Russia’s war in Ukraine has also put Cyprus in a delicate spot. For years, the country’s low tax and flexible immigration environment had attracted Russian investors. This earned the island dubious epithets such as “Moscow on the Med” and “Limassolgrad,” the latter highlighting the connection between Cyprus’s second-largest city and Russian money. Driving from Limassol to the Larnaka airport on the eastern coast, it isn’t unusual to see road signs in Cyrillic. Cyprus has stuck with the EU in siding with Ukraine over Russia, welcoming thousands of Ukrainian refugees since the invasion. But over the past year, several pro- and anti-Russian demonstrations have erupted on the island.

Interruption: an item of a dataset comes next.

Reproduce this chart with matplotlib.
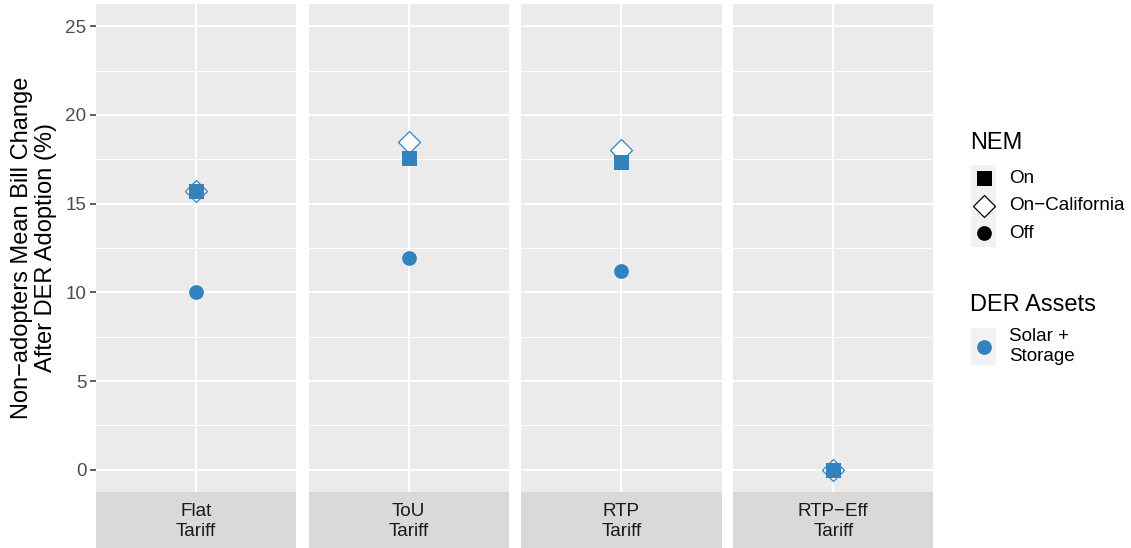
import matplotlib
matplotlib.use("Agg")
import matplotlib.pyplot as plt
from matplotlib.lines import Line2D
from matplotlib.patches import Rectangle

plt.rcParams['font.family'] = ['Liberation Sans', 'DejaVu Sans']

# ---- data ----
tariffs = ["Flat\nTariff", "ToU\nTariff", "RTP\nTariff", "RTP\u2212Eff\nTariff"]
nem_on = [15.7, 17.55, 17.35, 0.0]
nem_on_california = [15.7, 18.45, 18.0, 0.0]
nem_off = [10.0, 11.93, 11.23, 0.0]
y_ticks = [0, 5, 10, 15, 20, 25]
y_minor = [2.5, 7.5, 12.5, 17.5, 22.5]
ylim = (-1.25, 26.25)

BLUE = "#3182BD"
PANEL_BG = "#EBEBEB"
STRIP_BG = "#D9D9D9"

SMALL = 13.6
BIG = 17.0

W, H = 1131, 548
fig = plt.figure(figsize=(W / 100, H / 100), dpi=100)

def fx(px):
    return px / W

def fy(py):
    return 1 - py / H

panel_left = [96, 308.5, 521, 733]
panel_w = 200.5
top_px, bot_px, strip_bot = 4, 492, 548

for i, t in enumerate(tariffs):
    ax = fig.add_axes([fx(panel_left[i]), fy(bot_px), panel_w / W, (bot_px - top_px) / H])
    ax.set_facecolor(PANEL_BG)
    for s in ax.spines.values():
        s.set_visible(False)
    ax.set_ylim(*ylim)
    ax.set_xlim(-0.6, 0.6)
    for yv in y_ticks:
        ax.axhline(yv, color="white", lw=1.5, zorder=0.5)
    for yv in y_minor:
        ax.axhline(yv, color="white", lw=0.75, zorder=0.5)
    ax.axvline(0, color="white", lw=1.5, zorder=0.5)
    ax.plot([0], [nem_on_california[i]], marker="D", ms=11.2, mfc="white", mec=BLUE,
            mew=0.9, ls="none", zorder=3)
    ax.plot([0], [nem_on[i]], marker="s", ms=10.8, mfc=BLUE, mec=BLUE, mew=0,
            ls="none", zorder=4)
    ax.plot([0], [nem_off[i]], marker="o", ms=10.6, mfc=BLUE, mec=BLUE, mew=0,
            ls="none", zorder=4)
    ax.set_xticks([])
    ax.set_yticks(y_ticks)
    if i == 0:
        ax.tick_params(axis="y", length=4.5, width=1.1, color="#333333",
                       labelsize=SMALL, labelcolor="#4D4D4D", pad=2.5)
        ax.set_yticklabels([str(v) for v in y_ticks])
    else:
        ax.tick_params(axis="y", length=0, labelleft=False)
    # strip
    sax = fig.add_axes([fx(panel_left[i]), fy(strip_bot), panel_w / W, (strip_bot - bot_px) / H])
    sax.set_facecolor(STRIP_BG)
    for s in sax.spines.values():
        s.set_visible(False)
    sax.set_xticks([])
    sax.set_yticks([])
    sax.text(0.5, 0.47, t, ha="center", va="center", fontsize=SMALL, color="#1A1A1A",
             linespacing=1.22, transform=sax.transAxes)

# y-axis title
fig.text(fx(34), fy(248), "Non\u2212adopters Mean Bill Change\nAfter DER Adoption (%)",
         rotation=90, ha="center", va="center", fontsize=BIG, color="black",
         linespacing=1.12)

# ---- legends (manual, ggplot style) ----
def key_bg(x0, y0, w, h):
    fig.add_artist(Rectangle((fx(x0), fy(y0 + h)), w / W, h / H, transform=fig.transFigure,
                             facecolor="#F2F2F2", edgecolor="none"))

def key_marker(xc, yc, **kw):
    fig.add_artist(Line2D([fx(xc)], [fy(yc)], transform=fig.transFigure, ls="none", **kw))

fig.text(fx(970), fy(143), "NEM", ha="left", va="center", fontsize=BIG, color="black")
nem_labels = ["On", "On\u2212California", "Off"]
nem_markers = [dict(marker="s", ms=10.8, mfc="black", mec="black", mew=0),
               dict(marker="D", ms=11.2, mfc="white", mec="black", mew=0.9),
               dict(marker="o", ms=10.6, mfc="black", mec="black", mew=0)]
row_top = 164.5
for j, (lab, mk) in enumerate(zip(nem_labels, nem_markers)):
    y0 = row_top + j * 27.5
    key_bg(971, y0, 25, 27.5)
    key_marker(983.5, y0 + 13.75, **mk)
    fig.text(fx(1009), fy(y0 + 13.75), lab, ha="left", va="center", fontsize=SMALL,
             color="black")

fig.text(fx(970), fy(305), "DER Assets", ha="left", va="center", fontsize=BIG, color="black")
key_bg(971, 328, 25, 37)
key_marker(983.5, 346.5, marker="o", ms=10.6, mfc=BLUE, mec=BLUE, mew=0)
fig.text(fx(1009), fy(346.5), "Solar +\nStorage", ha="left", va="center", fontsize=SMALL,
         color="black", linespacing=1.22)

fig.savefig("out.png", dpi=100)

A “golden passport” scandal that marred Anastasiades’s second term played a large role in bringing Russian money to Cyprus. The scheme offered Cypriot citizenship—and therefore visa-free access to the EU—to anyone investing a minimum of $2.5 million in the country. (Jho Low, the fugitive financier behind Malaysia’s 1MDB scandal, obtained a Cypriot passport through this scheme.) A 2020 Al Jazeera investigation found that several passport recipients between 2017 and 2019 were so-called politically exposed persons, a category of people at risk of corruption because of their and their families’ ties to government officials. According to Al Jazeera, at least 1,000 Russians received Cypriot citizenship in this way. Cyprus has since suspended the scheme and rescinded passports awarded to some oligarchs.
Even legitimate investment into Cyprus faces its own challenges. Corporate leaders who spoke to Quartz named a lack of affordable housing and schooling for their international workforce as among their main obstacles in expanding their business.
Beyond the scandals
The controversies surrounding golden passports have overshadowed some of Cyprus’s recent success stories. The country has quietly nurtured a biotech industry that not only came in handy during the pandemic by providing lab expertise and capability but also attracted foreign investors. NIPD Genetics, a company launched in 2010 by geneticist Philippos Patsalis with the support of Cyprus’s investment agency, focuses on DNA testing. Last year, it was acquired by Swedish healthcare and diagnostics company Medicover.
Already known for its beaches, Cyprus is also looking to attract tourists to other parts of the island. This week, Anastasiades celebrated the construction of a new skiing resort in the Troodos mountains, close to Mount Olympos, where the skiing season is usually three-months long.
Another ambitious project is close to completion on the eastern side of the mountains. An observatory, designed to look like a spaceship that has made a hasty landing on Earth, is due to open in April. The family-run architecture studio behind the observatory, Kyriakos Tsolakis Architects, has never tackled a project of this kind before.
“There’s no books on how to build an observatory, but now I can write one,” said Elena Tsolakis, an architect at the studio founded by her father. They hope the Troodos observatory will prove a boon for the local community, who have eagerly followed its development, preparing for the region’s next chapter.
Reporting on this story was made possible thanks to a press trip sponsored by Invest Cyprus.